The album starts with the title track, which was also the first single. The song stutters in with sparse guitar and bass over a busy drumbeat, then bursts into a ridiculously catchy chorus. It’s a well-constructed, tastefully artsy banger about anxiety that sets a perfect tone for the album both musically and thematically.
Next up is “The News,” which hits similar notes but is not as successful. Still, it is solid as an individual song, fretting over the 24/7 news cycle to the sound of guitar and vocals twinged with panic. While the spoken-word bridge gives listeners the gist of what’s wrong with the news — “Exploitative / Performative / Informative / And we don’t know the half of it” — its impact falls flat.
The irregular vocal flourishes throughout “This is Why” are evidence of vocalist Hayley Williams’ experience and understanding of songwriting. She mastered boisterous notes in the earlier Paramore material, but as demonstrated in her solo albums, Williams has grown to be more dynamic in her use of delicacy and release. Her voice often acts as an instrument, adding accents that lend to the album’s experimental feel.
Williams is especially adventurous on “Running Out Of Time” and “C’est Comme Ça,” the former being one of my favorites. Williams is at her best in the chorus, and her personality shines through on the second verse. The “she’s always running out of time” response is an interesting detail that turns the perspective inside out, enhancing the vulnerability which is key to the mood of the record. “C’est Comme Ça” features a frantic “na-na-na” and more spoken verses, but they work better here than on “The News.”
A strength I’ve found in Paramore albums is that there is rarely filler. Each song can stand on its own no matter where it lies in its catalog. However, “This Is Why” suffered from moments of fatigue in the middle and end, as if the song had the bones to be another Paramore great but was missing a heartbeat.
In particular, the dreamy instrumentation of “Big Man, Little Dignity,” holds back the bite of the accusatory lyrics, which don’t quite do the job themselves. Luckily, it is quickly followed by “You First,” which sees Williams confronting her desire for revenge. It’s one of the more straightforward songs on “This Is Why” and thrives in a driving, agitated space, although it’s not aggressive. “Figure 8” is a more tormented companion to “You First,” the twinkly, looping synths juxtaposing the impassioned, guitar-driven chorus.
The final three tracks ease “This Is Why” to an end. “Liar” and “Crave” highlight how comfortable the band have become in more tender songs, and Williams utilizes the softness she’s nurtured so well in her solo work. The closer “Thick Skull” is beautiful and haunting, the dark lyrics floating over a lush but restrained soundscape. Williams saves her most poetic lines for last — “I am attracted to broken people / I pick ‘em up and now my fingers are bleedin’ / And it looks like my fault / And it looks like I’m caught red-handed.”
I was one of those teenage girls who wanted to be nothing but a Hayley Williams clone. I dyed my hair all colors of the rainbow and lived by her word. This, of course, is the opposite of what Williams wanted — the song “Idle Worship” on the 2017 album “After Laughter” clearly lays out her feelings on being put on a pedestal.

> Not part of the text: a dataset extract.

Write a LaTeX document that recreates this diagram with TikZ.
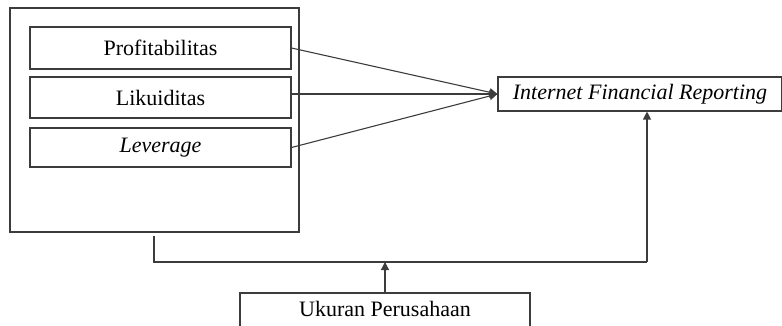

“After Laughter” itself was a challenge for my 16-year-old self to comprehend, both in the sense of the bright, poppy sound and the people behind it. Paramore was now a three-piece — guitarist Taylor York continuing his devoted tenure and drummer Zac Farro returning — with Williams writing from the perspective of a recent divorce and mental health struggles which were beyond teenage angst. Williams’ hair was bleached, and mine was still her signature reddish-orange shade from 2007.
Six years later, I am no longer naive enough to expect a youthful Paramore and went into “This Is Why” with hesitant curiosity. Although “After Laughter” was Paramore’s comeback record, “This Is Why” is the band coming into their own. They settle into the themes and sound which mark their post-hiatus era with fearlessness, resulting in an album that is dynamic and sophisticated. Most of the risks pay off, and it maintains enough energy to be engaging. It beckons an attentive listener — enthralling those with an ear for indie and piquing the interest of those like me who enjoy reading between the lines.